*Records for the exercise*:
_ _ _ _

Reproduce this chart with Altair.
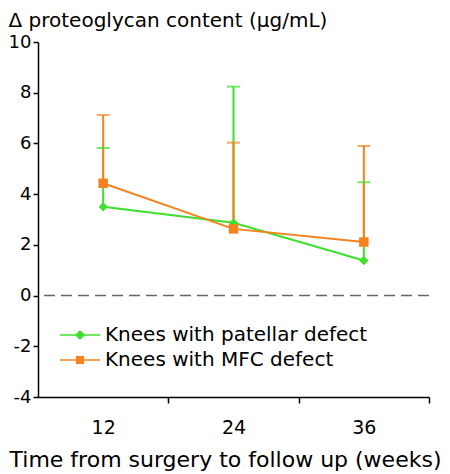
import altair as alt
import pandas as pd

# ---- data ----
weeks = [12, 24, 36]
series_names = ["Knees with patellar defect", "Knees with MFC defect"]
patellar_mean = [3.5, 2.87, 1.38]
patellar_upper = [5.82, 8.24, 4.47]
mfc_mean = [4.43, 2.63, 2.11]
mfc_upper = [7.12, 6.03, 5.9]
zero_line = [0]
y_ticks = [-4, -2, 0, 2, 4, 6, 8, 10]
x_ticks = [12, 24, 36]
x_domain = [6, 42]
y_domain = [-4, 10]

colors = ["#3de02b", "#f5821f"]
marker_shapes = ["diamond", "square"]
FONT = "DejaVu Sans"

rows = []
for name, means, uppers in [
    (series_names[0], patellar_mean, patellar_upper),
    (series_names[1], mfc_mean, mfc_upper),
]:
    for w, m, u in zip(weeks, means, uppers):
        rows.append({"week": w, "series": name, "mean": m, "upper": u})
df = pd.DataFrame(rows)

W, H = 391, 355
band_px = W / (x_domain[1] - x_domain[0]) * 6

x_enc = alt.X(
    "week:Q",
    scale=alt.Scale(domain=x_domain, nice=False, zero=False),
    axis=alt.Axis(
        values=x_ticks, tickOffset=band_px, labelOffset=-band_px,
        tickSize=6, labelPadding=30, labelBaseline="alphabetic",
        labelFontSize=19, labelFlush=False, labelOverlap=False,
        title="Time from surgery to follow up (weeks)",
        titleFontSize=22, titleX=187, titleY=69, titleAlign="center",
        titleBaseline="alphabetic", titleAnchor="start",
    ),
)
y_scale = alt.Scale(domain=y_domain, nice=False, zero=False)
y_axis = alt.Axis(
    values=y_ticks, tickSize=5, labelPadding=2, labelFontSize=18,
    labelOverlap=False, labelFlush=False, labelExpr="'' + datum.value",
    title="Δ proteoglycan content (μg/mL)", titleAngle=0, titleAlign="left",
    titleBaseline="alphabetic", titleX=-30, titleY=-15.3, titleFontSize=20,
    titleAnchor="start",
)
color_scale = alt.Scale(domain=series_names, range=colors)

path_pat = "M-1,0H3M1,-0.4L1.4,0L1,0.4L0.6,0Z"
path_mfc = "M-1,0H3M0.67,-0.33H1.33V0.33H0.67Z"
shape_expr = f"datum.value === '{series_names[0]}' ? '{path_pat}' : '{path_mfc}'"
color_expr = f"datum.value === '{series_names[0]}' ? '{colors[0]}' : '{colors[1]}'"

legend = alt.Legend(
    title=None, orient="none", legendX=21, legendY=282, direction="vertical",
    symbolSize=400, symbolStrokeWidth=1.5, labelFont=FONT, labelFontSize=20,
    labelColor="black", labelOffset=24, rowPadding=4, padding=0, labelLimit=400,
    symbolType={"expr": shape_expr},
    symbolStrokeColor={"expr": color_expr},
    symbolFillColor={"expr": color_expr},
    symbolOpacity=1,
)
color_enc = alt.Color("series:N", scale=color_scale, legend=legend)

base = alt.Chart(df)

zero = alt.Chart(pd.DataFrame({"z": zero_line})).mark_rule(
    color="#666666", strokeWidth=1.5, strokeDash=[11, 6]
).encode(y=alt.Y("z:Q", scale=y_scale, axis=y_axis))

err = base.mark_rule(strokeWidth=2).encode(
    x=x_enc,
    y=alt.Y("mean:Q", scale=y_scale, axis=y_axis),
    y2="upper:Q",
    color=color_enc,
)
caps = base.mark_tick(orient="horizontal", size=13, thickness=2).encode(
    x=x_enc,
    y=alt.Y("upper:Q", scale=y_scale, axis=y_axis),
    color=color_enc,
)
lines = base.mark_line(strokeWidth=2).encode(
    x=x_enc,
    y=alt.Y("mean:Q", scale=y_scale, axis=y_axis),
    color=color_enc,
)
point_layers = []
for name, shp, sz in zip(series_names, marker_shapes, [85, 90]):
    point_layers.append(
        base.transform_filter(alt.datum.series == name)
        .mark_point(filled=True, opacity=1, shape=shp, size=sz)
        .encode(
            x=x_enc,
            y=alt.Y("mean:Q", scale=y_scale, axis=y_axis),
            color=color_enc,
        )
    )

chart = alt.layer(zero, err, caps, lines, *point_layers).properties(
    width=W, height=H,
    autosize=alt.AutoSizeParams(type="none"),
    padding={"left": 30, "top": 34, "right": 13, "bottom": 75},
).configure_view(stroke=None).configure_axis(
    domainColor="black", domainWidth=1.5, tickColor="black", tickWidth=1.5,
    grid=False, labelFont=FONT, labelColor="black", titleFont=FONT,
    titleColor="black", titleFontWeight="normal",
)

chart.save("out.html", embed_options={"renderer": "svg", "actions": False})
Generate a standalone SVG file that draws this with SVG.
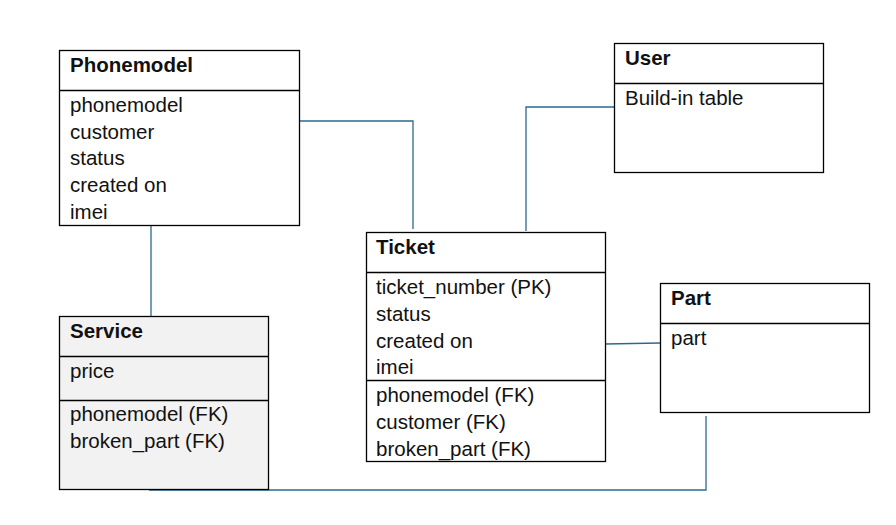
<svg xmlns="http://www.w3.org/2000/svg" width="896" height="525" viewBox="0 0 896 525">
<style>
.box{fill:#ffffff;stroke:#000;stroke-width:1.3}
.grey{fill:#f2f2f2}
.div{stroke:#000;stroke-width:1.3}
.t{font-family:"Liberation Sans",Arial,sans-serif;font-size:20.5px;fill:#111}
.h{font-weight:bold}
.c{fill:none;stroke:#2a6a8e;stroke-width:1.3}
</style>
<rect width="896" height="525" fill="#fff"/>
<g id="connectors">
<polyline class="c" points="300,121 413,121 413,229"/>
<polyline class="c" points="614,107 526,107 526,231"/>
<line class="c" x1="605" y1="344" x2="660" y2="343"/>
<line class="c" x1="151" y1="225" x2="151" y2="316"/>
<polyline class="c" points="149,490 706,490 706,416"/>
</g>
<g id="phonemodel">
<rect class="box" x="59.5" y="50.5" width="240" height="175"/>
<line class="div" x1="59.5" y1="90.5" x2="299.5" y2="90.5"/>
<text class="t h" x="70" y="72">Phonemodel</text>
<text class="t" x="70" y="112">phonemodel</text>
<text class="t" x="70" y="139">customer</text>
<text class="t" x="70" y="165">status</text>
<text class="t" x="70" y="192">created on</text>
<text class="t" x="70" y="219">imei</text>
</g>
<g id="user">
<rect class="box" x="614.5" y="43.5" width="209" height="129"/>
<line class="div" x1="614.5" y1="83.5" x2="823.5" y2="83.5"/>
<text class="t h" x="625" y="65">User</text>
<text class="t" x="625" y="105">Build-in table</text>
</g>
<g id="ticket">
<rect class="box" x="366.5" y="232.5" width="239" height="229"/>
<line class="div" x1="366.5" y1="272.5" x2="605.5" y2="272.5"/>
<line class="div" x1="366.5" y1="380.5" x2="605.5" y2="380.5"/>
<text class="t h" x="376" y="254">Ticket</text>
<text class="t" x="376" y="294">ticket_number (PK)</text>
<text class="t" x="376" y="321">status</text>
<text class="t" x="376" y="348">created on</text>
<text class="t" x="376" y="374">imei</text>
<text class="t" x="376" y="402">phonemodel (FK)</text>
<text class="t" x="376" y="429">customer (FK)</text>
<text class="t" x="376" y="456">broken_part (FK)</text>
</g>
<g id="part">
<rect class="box" x="660.5" y="283.5" width="209" height="129"/>
<line class="div" x1="660.5" y1="323.5" x2="869.5" y2="323.5"/>
<text class="t h" x="671" y="305">Part</text>
<text class="t" x="671" y="345">part</text>
</g>
<g id="service">
<rect class="box grey" x="59.5" y="316.5" width="209" height="173"/>
<line class="div" x1="59.5" y1="356.5" x2="268.5" y2="356.5"/>
<line class="div" x1="59.5" y1="400.5" x2="268.5" y2="400.5"/>
<text class="t h" x="70" y="338">Service</text>
<text class="t" x="70" y="378">price</text>
<text class="t" x="70" y="421">phonemodel (FK)</text>
<text class="t" x="70" y="448">broken_part (FK)</text>
</g>
</svg>
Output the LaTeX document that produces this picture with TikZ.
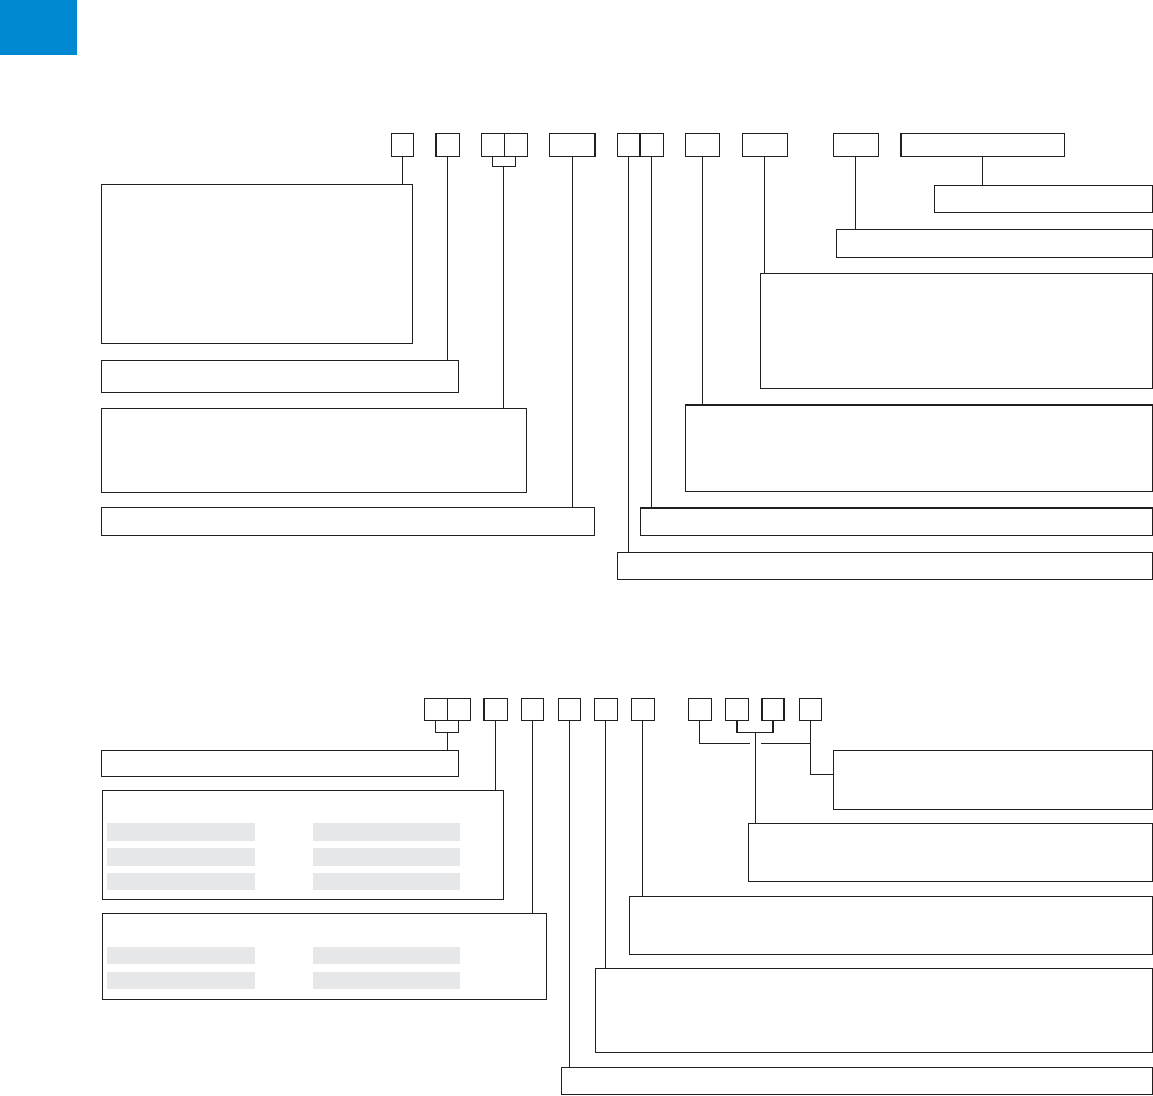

_ _ _ _

*The task*:
Restate the data above exactly, stripping out each image.

*Complete response*:
Reproduce this chart with Altair.
import altair as alt
import pandas as pd

# ---- data ----
weeks = [12, 24, 36]
series_names = ["Knees with patellar defect", "Knees with MFC defect"]
patellar_mean = [3.5, 2.87, 1.38]
patellar_upper = [5.82, 8.24, 4.47]
mfc_mean = [4.43, 2.63, 2.11]
mfc_upper = [7.12, 6.03, 5.9]
zero_line = [0]
y_ticks = [-4, -2, 0, 2, 4, 6, 8, 10]
x_ticks = [12, 24, 36]
x_domain = [6, 42]
y_domain = [-4, 10]

colors = ["#3de02b", "#f5821f"]
marker_shapes = ["diamond", "square"]
FONT = "DejaVu Sans"

rows = []
for name, means, uppers in [
    (series_names[0], patellar_mean, patellar_upper),
    (series_names[1], mfc_mean, mfc_upper),
]:
    for w, m, u in zip(weeks, means, uppers):
        rows.append({"week": w, "series": name, "mean": m, "upper": u})
df = pd.DataFrame(rows)

W, H = 391, 355
band_px = W / (x_domain[1] - x_domain[0]) * 6

x_enc = alt.X(
    "week:Q",
    scale=alt.Scale(domain=x_domain, nice=False, zero=False),
    axis=alt.Axis(
        values=x_ticks, tickOffset=band_px, labelOffset=-band_px,
        tickSize=6, labelPadding=30, labelBaseline="alphabetic",
        labelFontSize=19, labelFlush=False, labelOverlap=False,
        title="Time from surgery to follow up (weeks)",
        titleFontSize=22, titleX=187, titleY=69, titleAlign="center",
        titleBaseline="alphabetic", titleAnchor="start",
    ),
)
y_scale = alt.Scale(domain=y_domain, nice=False, zero=False)
y_axis = alt.Axis(
    values=y_ticks, tickSize=5, labelPadding=2, labelFontSize=18,
    labelOverlap=False, labelFlush=False, labelExpr="'' + datum.value",
    title="Δ proteoglycan content (μg/mL)", titleAngle=0, titleAlign="left",
    titleBaseline="alphabetic", titleX=-30, titleY=-15.3, titleFontSize=20,
    titleAnchor="start",
)
color_scale = alt.Scale(domain=series_names, range=colors)

path_pat = "M-1,0H3M1,-0.4L1.4,0L1,0.4L0.6,0Z"
path_mfc = "M-1,0H3M0.67,-0.33H1.33V0.33H0.67Z"
shape_expr = f"datum.value === '{series_names[0]}' ? '{path_pat}' : '{path_mfc}'"
color_expr = f"datum.value === '{series_names[0]}' ? '{colors[0]}' : '{colors[1]}'"

legend = alt.Legend(
    title=None, orient="none", legendX=21, legendY=282, direction="vertical",
    symbolSize=400, symbolStrokeWidth=1.5, labelFont=FONT, labelFontSize=20,
    labelColor="black", labelOffset=24, rowPadding=4, padding=0, labelLimit=400,
    symbolType={"expr": shape_expr},
    symbolStrokeColor={"expr": color_expr},
    symbolFillColor={"expr": color_expr},
    symbolOpacity=1,
)
color_enc = alt.Color("series:N", scale=color_scale, legend=legend)

base = alt.Chart(df)

zero = alt.Chart(pd.DataFrame({"z": zero_line})).mark_rule(
    color="#666666", strokeWidth=1.5, strokeDash=[11, 6]
).encode(y=alt.Y("z:Q", scale=y_scale, axis=y_axis))

err = base.mark_rule(strokeWidth=2).encode(
    x=x_enc,
    y=alt.Y("mean:Q", scale=y_scale, axis=y_axis),
    y2="upper:Q",
    color=color_enc,
)
caps = base.mark_tick(orient="horizontal", size=13, thickness=2).encode(
    x=x_enc,
    y=alt.Y("upper:Q", scale=y_scale, axis=y_axis),
    color=color_enc,
)
lines = base.mark_line(strokeWidth=2).encode(
    x=x_enc,
    y=alt.Y("mean:Q", scale=y_scale, axis=y_axis),
    color=color_enc,
)
point_layers = []
for name, shp, sz in zip(series_names, marker_shapes, [85, 90]):
    point_layers.append(
        base.transform_filter(alt.datum.series == name)
        .mark_point(filled=True, opacity=1, shape=shp, size=sz)
        .encode(
            x=x_enc,
            y=alt.Y("mean:Q", scale=y_scale, axis=y_axis),
            color=color_enc,
        )
    )

chart = alt.layer(zero, err, caps, lines, *point_layers).properties(
    width=W, height=H,
    autosize=alt.AutoSizeParams(type="none"),
    padding={"left": 30, "top": 34, "right": 13, "bottom": 75},
).configure_view(stroke=None).configure_axis(
    domainColor="black", domainWidth=1.5, tickColor="black", tickWidth=1.5,
    grid=False, labelFont=FONT, labelColor="black", titleFont=FONT,
    titleColor="black", titleFontWeight="normal",
)

chart.save("out.html", embed_options={"renderer": "svg", "actions": False})
Generate a standalone SVG file that draws this with SVG.
<svg xmlns="http://www.w3.org/2000/svg" width="896" height="525" viewBox="0 0 896 525">
<style>
.box{fill:#ffffff;stroke:#000;stroke-width:1.3}
.grey{fill:#f2f2f2}
.div{stroke:#000;stroke-width:1.3}
.t{font-family:"Liberation Sans",Arial,sans-serif;font-size:20.5px;fill:#111}
.h{font-weight:bold}
.c{fill:none;stroke:#2a6a8e;stroke-width:1.3}
</style>
<rect width="896" height="525" fill="#fff"/>
<g id="connectors">
<polyline class="c" points="300,121 413,121 413,229"/>
<polyline class="c" points="614,107 526,107 526,231"/>
<line class="c" x1="605" y1="344" x2="660" y2="343"/>
<line class="c" x1="151" y1="225" x2="151" y2="316"/>
<polyline class="c" points="149,490 706,490 706,416"/>
</g>
<g id="phonemodel">
<rect class="box" x="59.5" y="50.5" width="240" height="175"/>
<line class="div" x1="59.5" y1="90.5" x2="299.5" y2="90.5"/>
<text class="t h" x="70" y="72">Phonemodel</text>
<text class="t" x="70" y="112">phonemodel</text>
<text class="t" x="70" y="139">customer</text>
<text class="t" x="70" y="165">status</text>
<text class="t" x="70" y="192">created on</text>
<text class="t" x="70" y="219">imei</text>
</g>
<g id="user">
<rect class="box" x="614.5" y="43.5" width="209" height="129"/>
<line class="div" x1="614.5" y1="83.5" x2="823.5" y2="83.5"/>
<text class="t h" x="625" y="65">User</text>
<text class="t" x="625" y="105">Build-in table</text>
</g>
<g id="ticket">
<rect class="box" x="366.5" y="232.5" width="239" height="229"/>
<line class="div" x1="366.5" y1="272.5" x2="605.5" y2="272.5"/>
<line class="div" x1="366.5" y1="380.5" x2="605.5" y2="380.5"/>
<text class="t h" x="376" y="254">Ticket</text>
<text class="t" x="376" y="294">ticket_number (PK)</text>
<text class="t" x="376" y="321">status</text>
<text class="t" x="376" y="348">created on</text>
<text class="t" x="376" y="374">imei</text>
<text class="t" x="376" y="402">phonemodel (FK)</text>
<text class="t" x="376" y="429">customer (FK)</text>
<text class="t" x="376" y="456">broken_part (FK)</text>
</g>
<g id="part">
<rect class="box" x="660.5" y="283.5" width="209" height="129"/>
<line class="div" x1="660.5" y1="323.5" x2="869.5" y2="323.5"/>
<text class="t h" x="671" y="305">Part</text>
<text class="t" x="671" y="345">part</text>
</g>
<g id="service">
<rect class="box grey" x="59.5" y="316.5" width="209" height="173"/>
<line class="div" x1="59.5" y1="356.5" x2="268.5" y2="356.5"/>
<line class="div" x1="59.5" y1="400.5" x2="268.5" y2="400.5"/>
<text class="t h" x="70" y="338">Service</text>
<text class="t" x="70" y="378">price</text>
<text class="t" x="70" y="421">phonemodel (FK)</text>
<text class="t" x="70" y="448">broken_part (FK)</text>
</g>
</svg>
Output the LaTeX document that produces this picture with TikZ.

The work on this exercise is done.